> **Short exercise**
Below is a listing. Gather each line of it that contains "this".
::: Given data :::
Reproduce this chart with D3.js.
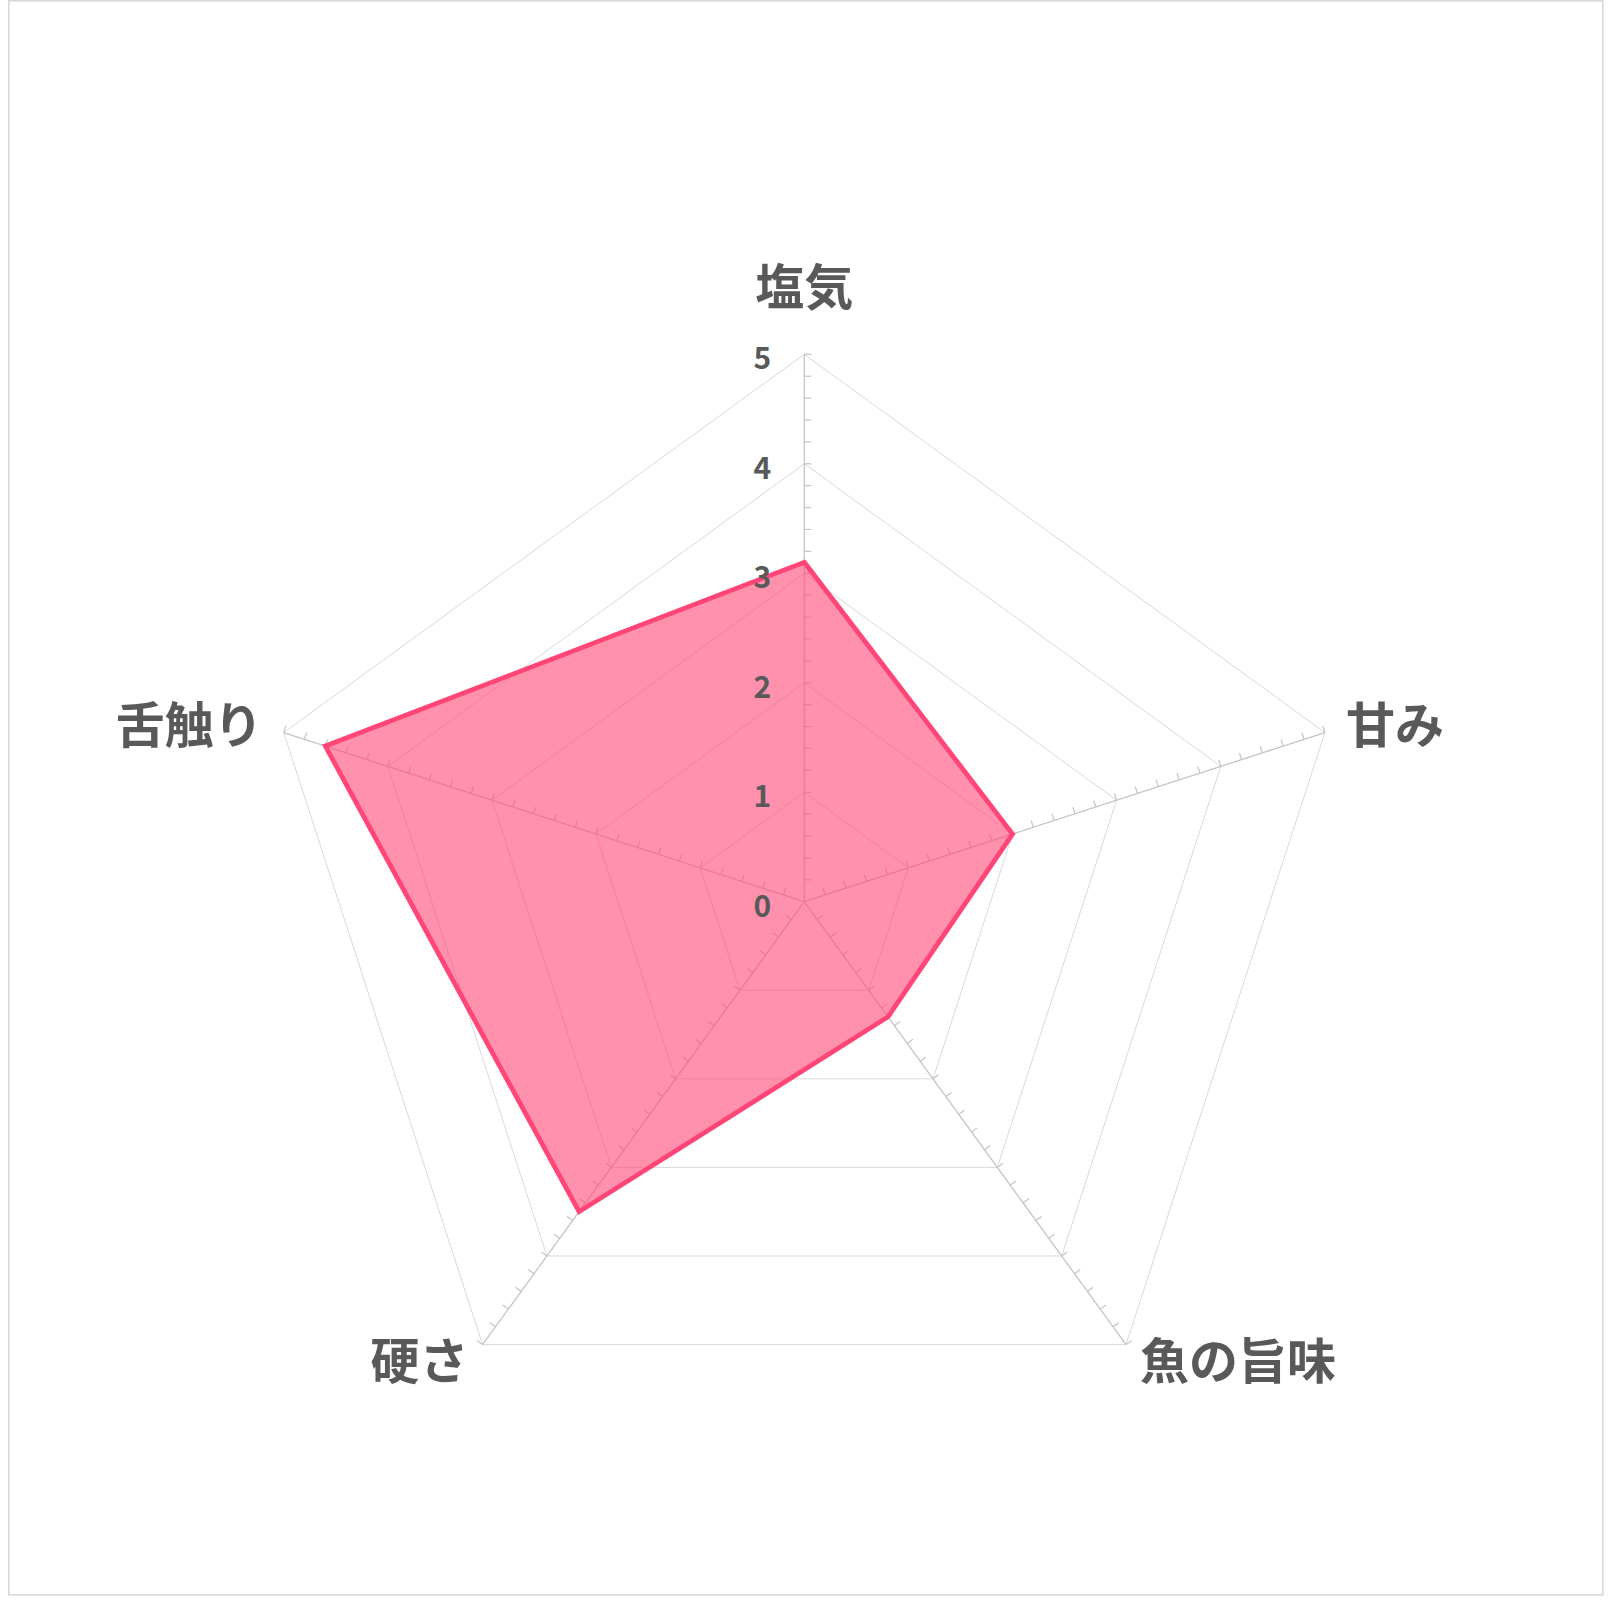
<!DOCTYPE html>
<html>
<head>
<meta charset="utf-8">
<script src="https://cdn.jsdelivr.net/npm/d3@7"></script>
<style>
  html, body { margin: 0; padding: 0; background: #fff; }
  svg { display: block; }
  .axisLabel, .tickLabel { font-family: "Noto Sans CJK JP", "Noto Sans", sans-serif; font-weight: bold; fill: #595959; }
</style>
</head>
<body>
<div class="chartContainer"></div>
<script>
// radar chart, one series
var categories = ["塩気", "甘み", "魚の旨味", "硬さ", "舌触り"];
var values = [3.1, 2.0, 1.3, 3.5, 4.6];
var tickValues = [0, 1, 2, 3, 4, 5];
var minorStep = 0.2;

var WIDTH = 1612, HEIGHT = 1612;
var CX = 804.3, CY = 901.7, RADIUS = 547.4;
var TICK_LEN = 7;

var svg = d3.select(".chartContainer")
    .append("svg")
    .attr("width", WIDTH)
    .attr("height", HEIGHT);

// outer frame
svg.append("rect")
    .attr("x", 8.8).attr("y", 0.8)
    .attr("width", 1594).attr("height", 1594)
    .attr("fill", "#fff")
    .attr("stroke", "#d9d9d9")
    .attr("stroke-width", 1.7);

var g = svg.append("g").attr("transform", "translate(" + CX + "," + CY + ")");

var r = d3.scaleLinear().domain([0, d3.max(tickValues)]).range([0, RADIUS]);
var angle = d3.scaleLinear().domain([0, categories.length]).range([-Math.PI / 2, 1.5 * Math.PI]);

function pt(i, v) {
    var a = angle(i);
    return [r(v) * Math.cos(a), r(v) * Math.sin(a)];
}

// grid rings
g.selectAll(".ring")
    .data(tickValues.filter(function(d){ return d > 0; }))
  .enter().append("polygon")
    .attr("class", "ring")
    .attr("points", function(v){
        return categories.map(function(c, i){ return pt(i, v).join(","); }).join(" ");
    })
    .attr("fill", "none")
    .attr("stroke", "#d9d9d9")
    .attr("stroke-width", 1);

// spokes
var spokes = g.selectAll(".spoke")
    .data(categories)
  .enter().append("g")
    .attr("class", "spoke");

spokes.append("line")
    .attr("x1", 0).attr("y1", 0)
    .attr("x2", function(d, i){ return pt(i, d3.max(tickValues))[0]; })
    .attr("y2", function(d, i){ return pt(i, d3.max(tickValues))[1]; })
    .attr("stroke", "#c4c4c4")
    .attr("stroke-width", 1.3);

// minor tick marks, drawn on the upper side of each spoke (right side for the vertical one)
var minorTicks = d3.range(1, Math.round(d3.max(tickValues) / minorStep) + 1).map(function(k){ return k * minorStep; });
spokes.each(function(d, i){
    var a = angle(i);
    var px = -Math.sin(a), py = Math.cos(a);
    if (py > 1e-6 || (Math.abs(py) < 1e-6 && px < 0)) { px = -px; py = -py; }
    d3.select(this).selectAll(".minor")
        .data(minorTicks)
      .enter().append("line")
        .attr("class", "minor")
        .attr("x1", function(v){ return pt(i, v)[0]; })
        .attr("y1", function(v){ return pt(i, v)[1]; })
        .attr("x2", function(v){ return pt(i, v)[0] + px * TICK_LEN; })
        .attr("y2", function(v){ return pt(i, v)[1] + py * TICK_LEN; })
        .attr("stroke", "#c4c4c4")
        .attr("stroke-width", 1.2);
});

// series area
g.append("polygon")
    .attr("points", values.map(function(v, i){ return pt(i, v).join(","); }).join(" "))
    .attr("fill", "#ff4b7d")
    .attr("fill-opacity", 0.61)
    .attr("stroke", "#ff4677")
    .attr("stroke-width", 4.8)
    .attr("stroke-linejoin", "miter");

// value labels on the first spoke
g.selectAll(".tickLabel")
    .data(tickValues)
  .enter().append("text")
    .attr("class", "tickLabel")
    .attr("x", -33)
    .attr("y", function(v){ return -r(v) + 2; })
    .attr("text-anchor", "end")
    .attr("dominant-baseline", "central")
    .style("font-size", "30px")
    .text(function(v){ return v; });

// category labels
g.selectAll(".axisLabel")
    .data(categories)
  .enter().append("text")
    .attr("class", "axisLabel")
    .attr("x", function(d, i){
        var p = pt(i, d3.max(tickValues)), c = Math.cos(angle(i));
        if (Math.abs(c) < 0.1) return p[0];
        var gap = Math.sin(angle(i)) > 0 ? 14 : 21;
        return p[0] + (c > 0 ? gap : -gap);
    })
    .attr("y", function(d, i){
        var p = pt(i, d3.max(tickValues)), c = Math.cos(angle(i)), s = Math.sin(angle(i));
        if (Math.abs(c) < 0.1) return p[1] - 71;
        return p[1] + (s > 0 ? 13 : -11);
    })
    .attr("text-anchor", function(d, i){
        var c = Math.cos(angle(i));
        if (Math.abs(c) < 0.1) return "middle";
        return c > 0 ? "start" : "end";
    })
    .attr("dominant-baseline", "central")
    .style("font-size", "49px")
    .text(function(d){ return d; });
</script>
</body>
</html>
:::
> **Exercise output**
Reproduce this chart with D3.js.
    d3.select(this).selectAll(".minor")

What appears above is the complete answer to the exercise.